BEGIN Extracted records
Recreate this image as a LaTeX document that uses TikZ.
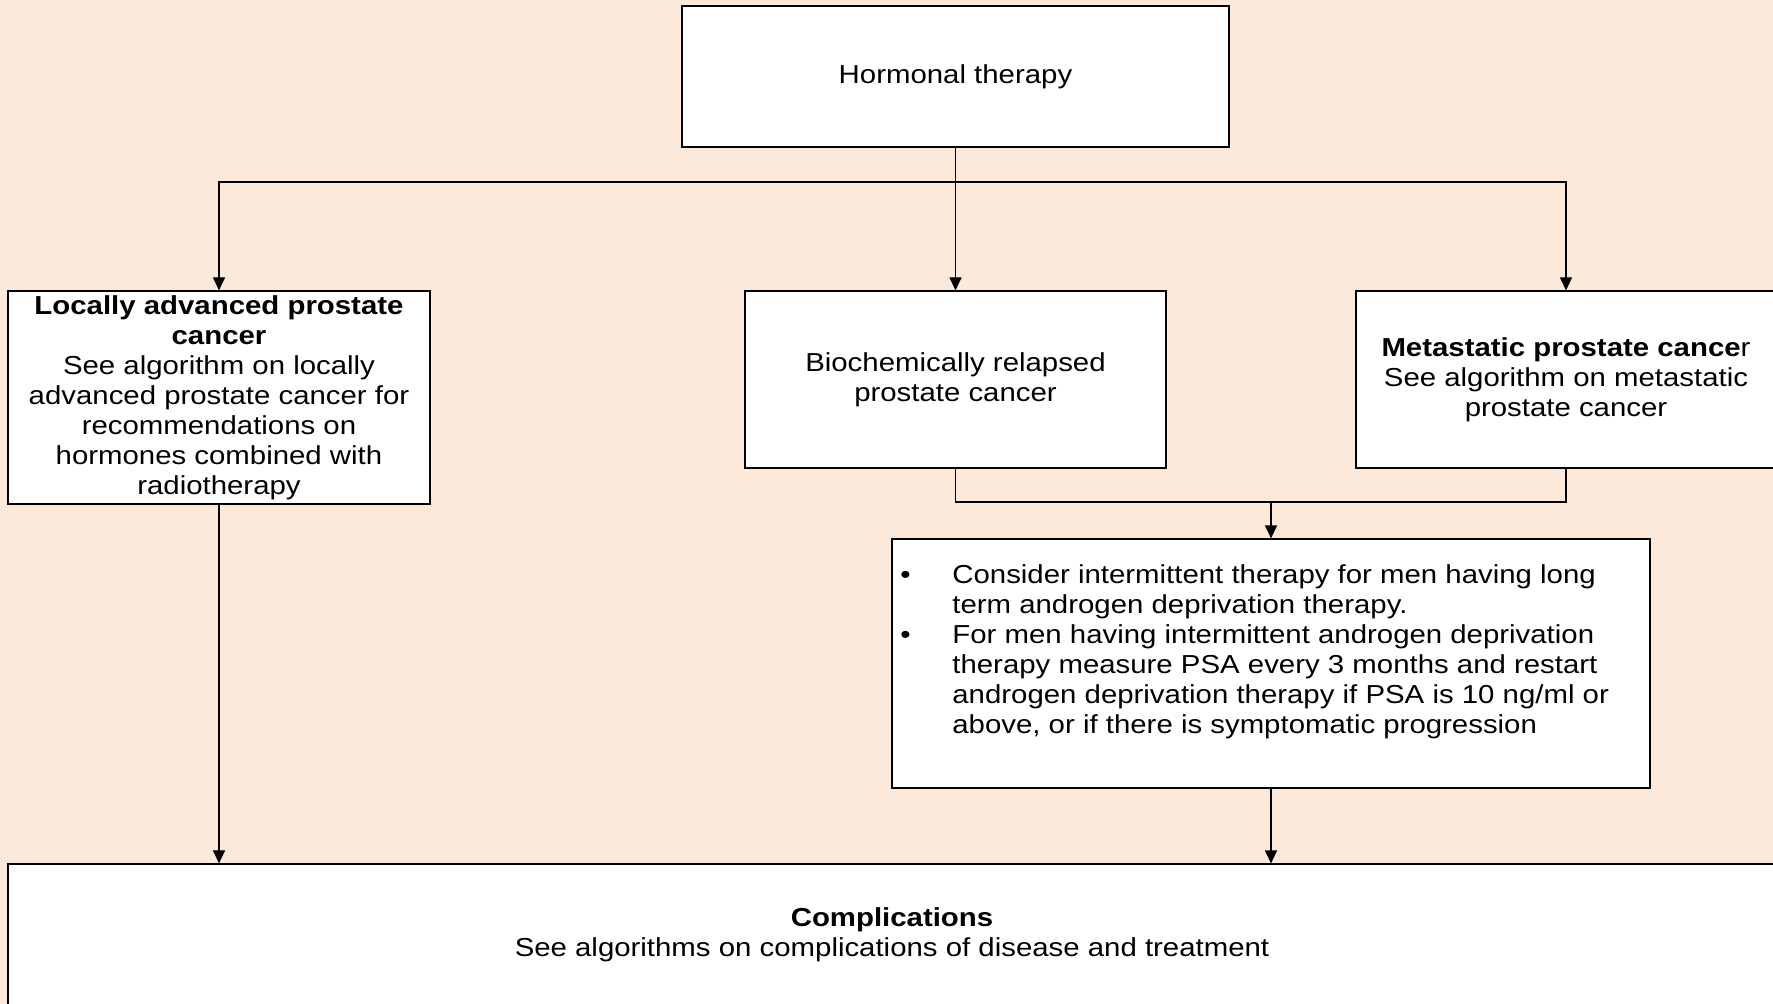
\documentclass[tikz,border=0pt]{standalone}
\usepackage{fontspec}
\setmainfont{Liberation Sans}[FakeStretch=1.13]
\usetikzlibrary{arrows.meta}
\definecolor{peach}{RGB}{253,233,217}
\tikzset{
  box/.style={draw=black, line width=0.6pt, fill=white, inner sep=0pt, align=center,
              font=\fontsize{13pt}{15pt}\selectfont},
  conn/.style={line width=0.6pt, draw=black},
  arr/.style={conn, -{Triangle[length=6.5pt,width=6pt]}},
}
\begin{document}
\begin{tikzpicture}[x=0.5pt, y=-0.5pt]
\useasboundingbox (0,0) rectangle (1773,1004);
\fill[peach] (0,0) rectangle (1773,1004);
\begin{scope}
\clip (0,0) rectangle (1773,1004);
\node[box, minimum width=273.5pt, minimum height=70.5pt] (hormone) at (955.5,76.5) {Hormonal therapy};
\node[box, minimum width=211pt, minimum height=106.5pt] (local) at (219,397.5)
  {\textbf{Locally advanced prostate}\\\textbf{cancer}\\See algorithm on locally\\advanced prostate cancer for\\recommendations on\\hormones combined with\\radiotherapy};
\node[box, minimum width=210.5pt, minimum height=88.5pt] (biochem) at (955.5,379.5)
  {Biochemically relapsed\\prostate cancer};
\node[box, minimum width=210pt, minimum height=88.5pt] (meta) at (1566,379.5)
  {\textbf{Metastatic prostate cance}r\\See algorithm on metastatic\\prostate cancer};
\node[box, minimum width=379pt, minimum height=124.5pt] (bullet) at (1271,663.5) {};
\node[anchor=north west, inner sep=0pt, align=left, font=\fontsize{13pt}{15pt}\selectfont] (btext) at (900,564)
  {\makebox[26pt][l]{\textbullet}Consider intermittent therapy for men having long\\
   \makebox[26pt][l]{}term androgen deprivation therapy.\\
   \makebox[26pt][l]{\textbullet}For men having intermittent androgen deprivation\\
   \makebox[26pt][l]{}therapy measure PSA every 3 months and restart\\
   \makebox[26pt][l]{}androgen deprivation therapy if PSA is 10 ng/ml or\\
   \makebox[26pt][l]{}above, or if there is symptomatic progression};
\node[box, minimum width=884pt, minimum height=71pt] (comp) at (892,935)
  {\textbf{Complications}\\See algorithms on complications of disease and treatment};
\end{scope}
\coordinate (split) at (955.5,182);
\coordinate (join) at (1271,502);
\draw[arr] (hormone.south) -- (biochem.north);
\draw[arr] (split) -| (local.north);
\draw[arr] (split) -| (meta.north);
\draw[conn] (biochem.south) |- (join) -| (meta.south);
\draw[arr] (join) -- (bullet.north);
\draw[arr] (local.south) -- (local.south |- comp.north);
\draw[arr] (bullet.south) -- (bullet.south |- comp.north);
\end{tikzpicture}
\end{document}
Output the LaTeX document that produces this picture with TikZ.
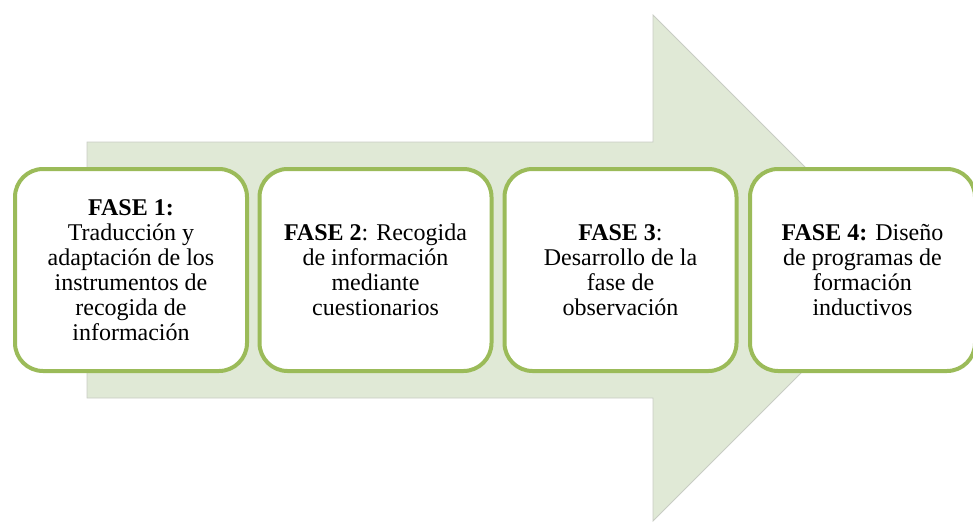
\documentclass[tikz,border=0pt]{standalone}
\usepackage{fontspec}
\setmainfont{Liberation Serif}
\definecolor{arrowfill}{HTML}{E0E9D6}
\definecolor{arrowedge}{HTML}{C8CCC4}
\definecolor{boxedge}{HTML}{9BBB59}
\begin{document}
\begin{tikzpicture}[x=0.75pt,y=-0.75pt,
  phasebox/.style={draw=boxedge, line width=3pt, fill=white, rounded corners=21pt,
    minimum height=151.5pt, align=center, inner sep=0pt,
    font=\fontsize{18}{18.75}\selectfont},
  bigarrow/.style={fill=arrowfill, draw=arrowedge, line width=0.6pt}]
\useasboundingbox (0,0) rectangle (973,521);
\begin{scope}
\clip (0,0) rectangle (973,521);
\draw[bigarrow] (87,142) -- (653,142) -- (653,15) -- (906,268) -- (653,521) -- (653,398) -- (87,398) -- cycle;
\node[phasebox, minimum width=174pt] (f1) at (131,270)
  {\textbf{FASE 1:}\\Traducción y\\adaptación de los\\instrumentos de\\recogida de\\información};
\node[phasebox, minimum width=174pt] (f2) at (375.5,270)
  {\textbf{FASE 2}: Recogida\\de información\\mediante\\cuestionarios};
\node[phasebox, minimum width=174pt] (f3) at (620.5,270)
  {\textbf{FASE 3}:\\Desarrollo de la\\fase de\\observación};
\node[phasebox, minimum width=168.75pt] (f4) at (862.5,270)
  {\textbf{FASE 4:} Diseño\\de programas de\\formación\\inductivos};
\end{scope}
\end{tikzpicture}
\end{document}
END Extracted records
Requirement
Restate each entry word for word, please, but drop any images it holds.

Expected output
Recreate this image as a LaTeX document that uses TikZ.
\documentclass[tikz,border=0pt]{standalone}
\usepackage{fontspec}
\setmainfont{Liberation Sans}[FakeStretch=1.13]
\usetikzlibrary{arrows.meta}
\definecolor{peach}{RGB}{253,233,217}
\tikzset{
  box/.style={draw=black, line width=0.6pt, fill=white, inner sep=0pt, align=center,
              font=\fontsize{13pt}{15pt}\selectfont},
  conn/.style={line width=0.6pt, draw=black},
  arr/.style={conn, -{Triangle[length=6.5pt,width=6pt]}},
}
\begin{document}
\begin{tikzpicture}[x=0.5pt, y=-0.5pt]
\useasboundingbox (0,0) rectangle (1773,1004);
\fill[peach] (0,0) rectangle (1773,1004);
\begin{scope}
\clip (0,0) rectangle (1773,1004);
\node[box, minimum width=273.5pt, minimum height=70.5pt] (hormone) at (955.5,76.5) {Hormonal therapy};
\node[box, minimum width=211pt, minimum height=106.5pt] (local) at (219,397.5)
  {\textbf{Locally advanced prostate}\\\textbf{cancer}\\See algorithm on locally\\advanced prostate cancer for\\recommendations on\\hormones combined with\\radiotherapy};
\node[box, minimum width=210.5pt, minimum height=88.5pt] (biochem) at (955.5,379.5)
  {Biochemically relapsed\\prostate cancer};
\node[box, minimum width=210pt, minimum height=88.5pt] (meta) at (1566,379.5)
  {\textbf{Metastatic prostate cance}r\\See algorithm on metastatic\\prostate cancer};
\node[box, minimum width=379pt, minimum height=124.5pt] (bullet) at (1271,663.5) {};
\node[anchor=north west, inner sep=0pt, align=left, font=\fontsize{13pt}{15pt}\selectfont] (btext) at (900,564)
  {\makebox[26pt][l]{\textbullet}Consider intermittent therapy for men having long\\
   \makebox[26pt][l]{}term androgen deprivation therapy.\\
   \makebox[26pt][l]{\textbullet}For men having intermittent androgen deprivation\\
   \makebox[26pt][l]{}therapy measure PSA every 3 months and restart\\
   \makebox[26pt][l]{}androgen deprivation therapy if PSA is 10 ng/ml or\\
   \makebox[26pt][l]{}above, or if there is symptomatic progression};
\node[box, minimum width=884pt, minimum height=71pt] (comp) at (892,935)
  {\textbf{Complications}\\See algorithms on complications of disease and treatment};
\end{scope}
\coordinate (split) at (955.5,182);
\coordinate (join) at (1271,502);
\draw[arr] (hormone.south) -- (biochem.north);
\draw[arr] (split) -| (local.north);
\draw[arr] (split) -| (meta.north);
\draw[conn] (biochem.south) |- (join) -| (meta.south);
\draw[arr] (join) -- (bullet.north);
\draw[arr] (local.south) -- (local.south |- comp.north);
\draw[arr] (bullet.south) -- (bullet.south |- comp.north);
\end{tikzpicture}
\end{document}
Output the LaTeX document that produces this picture with TikZ.
\documentclass[tikz,border=0pt]{standalone}
\usepackage{fontspec}
\setmainfont{Liberation Serif}
\definecolor{arrowfill}{HTML}{E0E9D6}
\definecolor{arrowedge}{HTML}{C8CCC4}
\definecolor{boxedge}{HTML}{9BBB59}
\begin{document}
\begin{tikzpicture}[x=0.75pt,y=-0.75pt,
  phasebox/.style={draw=boxedge, line width=3pt, fill=white, rounded corners=21pt,
    minimum height=151.5pt, align=center, inner sep=0pt,
    font=\fontsize{18}{18.75}\selectfont},
  bigarrow/.style={fill=arrowfill, draw=arrowedge, line width=0.6pt}]
\useasboundingbox (0,0) rectangle (973,521);
\begin{scope}
\clip (0,0) rectangle (973,521);
\draw[bigarrow] (87,142) -- (653,142) -- (653,15) -- (906,268) -- (653,521) -- (653,398) -- (87,398) -- cycle;
\node[phasebox, minimum width=174pt] (f1) at (131,270)
  {\textbf{FASE 1:}\\Traducción y\\adaptación de los\\instrumentos de\\recogida de\\información};
\node[phasebox, minimum width=174pt] (f2) at (375.5,270)
  {\textbf{FASE 2}: Recogida\\de información\\mediante\\cuestionarios};
\node[phasebox, minimum width=174pt] (f3) at (620.5,270)
  {\textbf{FASE 3}:\\Desarrollo de la\\fase de\\observación};
\node[phasebox, minimum width=168.75pt] (f4) at (862.5,270)
  {\textbf{FASE 4:} Diseño\\de programas de\\formación\\inductivos};
\end{scope}
\end{tikzpicture}
\end{document}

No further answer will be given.